* _Given instruction_:
Leave out the pictures, and retype only the lines from the beginning of the material through the line that contains "const a_10 = [0, 4.6, 5.2, 8.4, 13.2, 19.8, 27.6, 36.3];", including both.
======
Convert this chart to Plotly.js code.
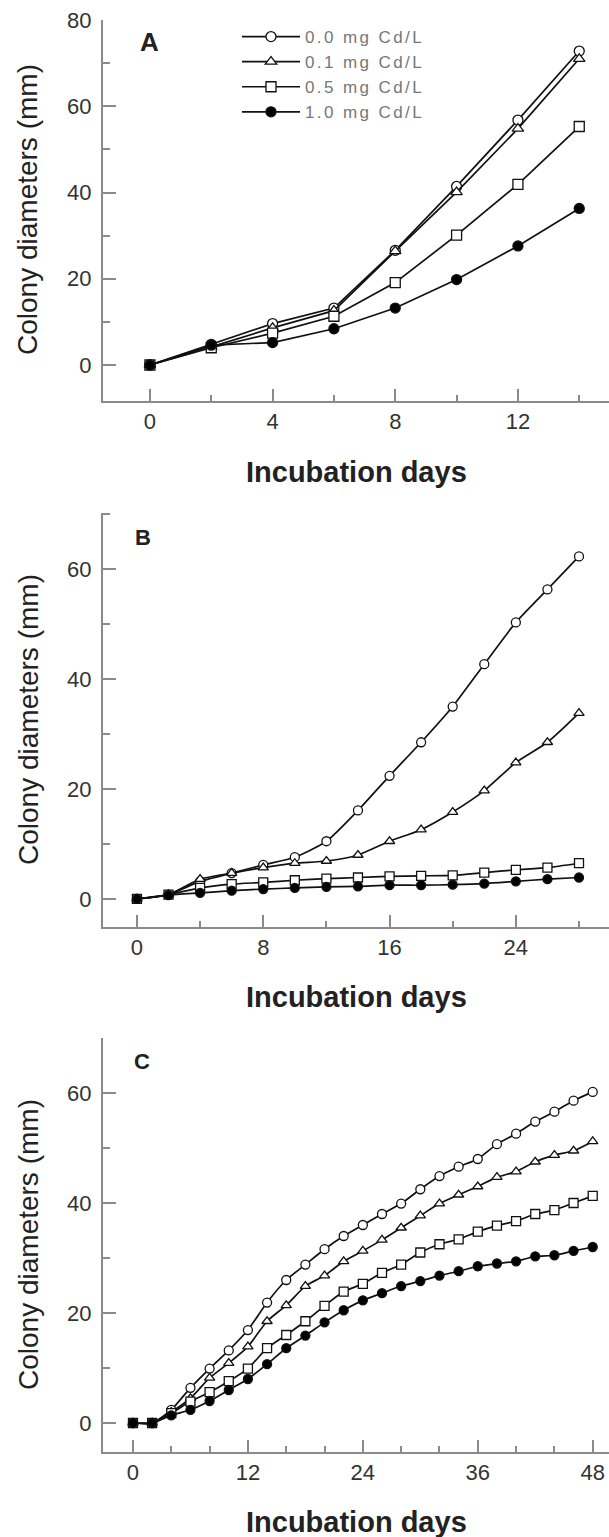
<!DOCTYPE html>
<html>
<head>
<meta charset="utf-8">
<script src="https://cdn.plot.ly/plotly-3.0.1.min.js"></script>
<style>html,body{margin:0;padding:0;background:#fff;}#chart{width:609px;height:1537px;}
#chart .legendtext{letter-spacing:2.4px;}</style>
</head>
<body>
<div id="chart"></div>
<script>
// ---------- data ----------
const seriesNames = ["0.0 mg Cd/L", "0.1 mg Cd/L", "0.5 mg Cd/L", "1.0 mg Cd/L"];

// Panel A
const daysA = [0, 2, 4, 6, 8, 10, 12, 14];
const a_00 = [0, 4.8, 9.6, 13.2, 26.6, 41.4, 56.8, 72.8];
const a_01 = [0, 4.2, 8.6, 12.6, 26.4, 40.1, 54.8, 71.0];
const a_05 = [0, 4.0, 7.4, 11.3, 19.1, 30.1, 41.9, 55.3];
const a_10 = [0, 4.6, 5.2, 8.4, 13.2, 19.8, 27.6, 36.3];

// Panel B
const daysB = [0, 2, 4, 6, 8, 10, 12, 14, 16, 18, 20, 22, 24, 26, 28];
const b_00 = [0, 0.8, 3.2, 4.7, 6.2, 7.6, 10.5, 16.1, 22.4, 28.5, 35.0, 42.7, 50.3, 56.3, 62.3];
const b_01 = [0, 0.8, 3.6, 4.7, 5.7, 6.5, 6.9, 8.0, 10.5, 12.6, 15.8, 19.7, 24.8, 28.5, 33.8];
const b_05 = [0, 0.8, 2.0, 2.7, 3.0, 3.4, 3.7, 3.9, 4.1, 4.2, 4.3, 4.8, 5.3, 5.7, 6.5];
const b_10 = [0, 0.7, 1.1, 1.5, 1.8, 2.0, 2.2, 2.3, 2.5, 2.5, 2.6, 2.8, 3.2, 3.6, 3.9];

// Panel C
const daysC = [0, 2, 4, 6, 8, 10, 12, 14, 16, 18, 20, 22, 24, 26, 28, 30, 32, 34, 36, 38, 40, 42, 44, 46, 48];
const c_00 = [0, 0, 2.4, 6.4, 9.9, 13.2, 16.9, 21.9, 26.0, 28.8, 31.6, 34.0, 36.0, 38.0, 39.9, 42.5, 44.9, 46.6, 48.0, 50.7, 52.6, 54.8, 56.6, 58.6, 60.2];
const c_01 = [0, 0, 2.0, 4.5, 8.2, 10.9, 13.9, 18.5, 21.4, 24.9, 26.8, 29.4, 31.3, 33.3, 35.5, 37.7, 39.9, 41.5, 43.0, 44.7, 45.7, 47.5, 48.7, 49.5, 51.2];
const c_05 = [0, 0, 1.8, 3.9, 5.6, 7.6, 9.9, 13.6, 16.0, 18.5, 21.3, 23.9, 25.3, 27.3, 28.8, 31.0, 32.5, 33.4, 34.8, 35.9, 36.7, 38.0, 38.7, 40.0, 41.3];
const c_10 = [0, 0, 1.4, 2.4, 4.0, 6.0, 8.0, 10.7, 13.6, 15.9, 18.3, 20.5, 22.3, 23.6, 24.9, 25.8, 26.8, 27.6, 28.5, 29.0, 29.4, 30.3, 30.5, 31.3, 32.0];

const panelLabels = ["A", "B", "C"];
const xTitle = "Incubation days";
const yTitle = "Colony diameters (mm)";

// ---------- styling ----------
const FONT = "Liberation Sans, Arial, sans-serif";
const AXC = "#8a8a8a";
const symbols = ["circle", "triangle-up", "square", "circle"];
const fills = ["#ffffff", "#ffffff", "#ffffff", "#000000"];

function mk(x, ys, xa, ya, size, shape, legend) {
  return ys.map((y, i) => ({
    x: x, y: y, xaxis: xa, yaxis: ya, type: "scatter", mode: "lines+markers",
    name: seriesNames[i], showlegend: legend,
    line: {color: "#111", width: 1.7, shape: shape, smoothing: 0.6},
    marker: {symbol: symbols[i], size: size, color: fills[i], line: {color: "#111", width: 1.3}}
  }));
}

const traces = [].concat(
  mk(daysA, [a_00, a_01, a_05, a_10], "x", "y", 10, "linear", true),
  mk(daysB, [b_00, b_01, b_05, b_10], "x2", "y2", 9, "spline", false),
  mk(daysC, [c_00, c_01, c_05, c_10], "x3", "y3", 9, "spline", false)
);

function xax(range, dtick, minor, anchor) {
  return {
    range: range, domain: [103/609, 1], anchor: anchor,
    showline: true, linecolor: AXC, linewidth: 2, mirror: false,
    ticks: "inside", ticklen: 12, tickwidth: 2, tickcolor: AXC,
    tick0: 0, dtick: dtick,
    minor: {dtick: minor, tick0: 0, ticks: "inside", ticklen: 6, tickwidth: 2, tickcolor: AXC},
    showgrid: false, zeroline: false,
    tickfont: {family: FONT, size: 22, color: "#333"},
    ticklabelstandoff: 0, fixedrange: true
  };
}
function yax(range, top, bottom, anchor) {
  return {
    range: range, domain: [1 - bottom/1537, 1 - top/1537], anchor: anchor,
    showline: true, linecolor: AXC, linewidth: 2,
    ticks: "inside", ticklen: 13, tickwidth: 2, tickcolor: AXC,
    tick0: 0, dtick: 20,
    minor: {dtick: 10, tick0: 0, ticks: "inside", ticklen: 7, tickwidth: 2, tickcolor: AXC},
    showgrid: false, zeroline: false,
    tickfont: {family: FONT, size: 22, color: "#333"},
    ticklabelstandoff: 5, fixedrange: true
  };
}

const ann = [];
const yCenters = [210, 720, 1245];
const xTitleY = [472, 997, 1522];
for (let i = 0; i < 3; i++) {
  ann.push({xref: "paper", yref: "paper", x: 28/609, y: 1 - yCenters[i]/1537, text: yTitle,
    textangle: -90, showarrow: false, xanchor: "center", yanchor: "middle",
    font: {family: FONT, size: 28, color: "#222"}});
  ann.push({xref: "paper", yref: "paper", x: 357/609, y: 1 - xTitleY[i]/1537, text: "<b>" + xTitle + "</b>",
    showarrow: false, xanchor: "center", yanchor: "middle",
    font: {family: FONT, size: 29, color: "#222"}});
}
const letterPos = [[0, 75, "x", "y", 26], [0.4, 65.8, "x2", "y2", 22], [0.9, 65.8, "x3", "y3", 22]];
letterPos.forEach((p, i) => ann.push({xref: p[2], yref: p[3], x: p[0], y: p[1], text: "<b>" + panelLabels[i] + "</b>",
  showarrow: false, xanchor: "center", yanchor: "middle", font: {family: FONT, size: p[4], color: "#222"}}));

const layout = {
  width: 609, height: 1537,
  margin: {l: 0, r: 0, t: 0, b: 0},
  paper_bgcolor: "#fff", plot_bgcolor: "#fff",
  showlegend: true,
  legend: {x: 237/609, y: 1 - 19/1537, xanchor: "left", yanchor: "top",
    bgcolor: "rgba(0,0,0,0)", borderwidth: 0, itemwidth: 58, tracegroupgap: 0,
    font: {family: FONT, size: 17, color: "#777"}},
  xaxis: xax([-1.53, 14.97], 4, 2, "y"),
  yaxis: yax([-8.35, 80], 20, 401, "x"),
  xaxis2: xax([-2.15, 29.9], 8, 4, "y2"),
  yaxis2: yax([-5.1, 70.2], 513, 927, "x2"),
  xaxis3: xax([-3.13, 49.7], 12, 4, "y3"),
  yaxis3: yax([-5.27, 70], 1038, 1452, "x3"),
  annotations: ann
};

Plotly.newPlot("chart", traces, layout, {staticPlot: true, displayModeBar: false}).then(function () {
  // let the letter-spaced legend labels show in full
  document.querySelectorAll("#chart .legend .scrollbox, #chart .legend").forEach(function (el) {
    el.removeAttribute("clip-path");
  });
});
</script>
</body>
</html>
======
* _Answer in full_:
Convert this chart to Plotly.js code.
<!DOCTYPE html>
<html>
<head>
<meta charset="utf-8">
<script src="https://cdn.plot.ly/plotly-3.0.1.min.js"></script>
<style>html,body{margin:0;padding:0;background:#fff;}#chart{width:609px;height:1537px;}
#chart .legendtext{letter-spacing:2.4px;}</style>
</head>
<body>
<div id="chart"></div>
<script>
// ---------- data ----------
const seriesNames = ["0.0 mg Cd/L", "0.1 mg Cd/L", "0.5 mg Cd/L", "1.0 mg Cd/L"];

// Panel A
const daysA = [0, 2, 4, 6, 8, 10, 12, 14];
const a_00 = [0, 4.8, 9.6, 13.2, 26.6, 41.4, 56.8, 72.8];
const a_01 = [0, 4.2, 8.6, 12.6, 26.4, 40.1, 54.8, 71.0];
const a_05 = [0, 4.0, 7.4, 11.3, 19.1, 30.1, 41.9, 55.3];
const a_10 = [0, 4.6, 5.2, 8.4, 13.2, 19.8, 27.6, 36.3];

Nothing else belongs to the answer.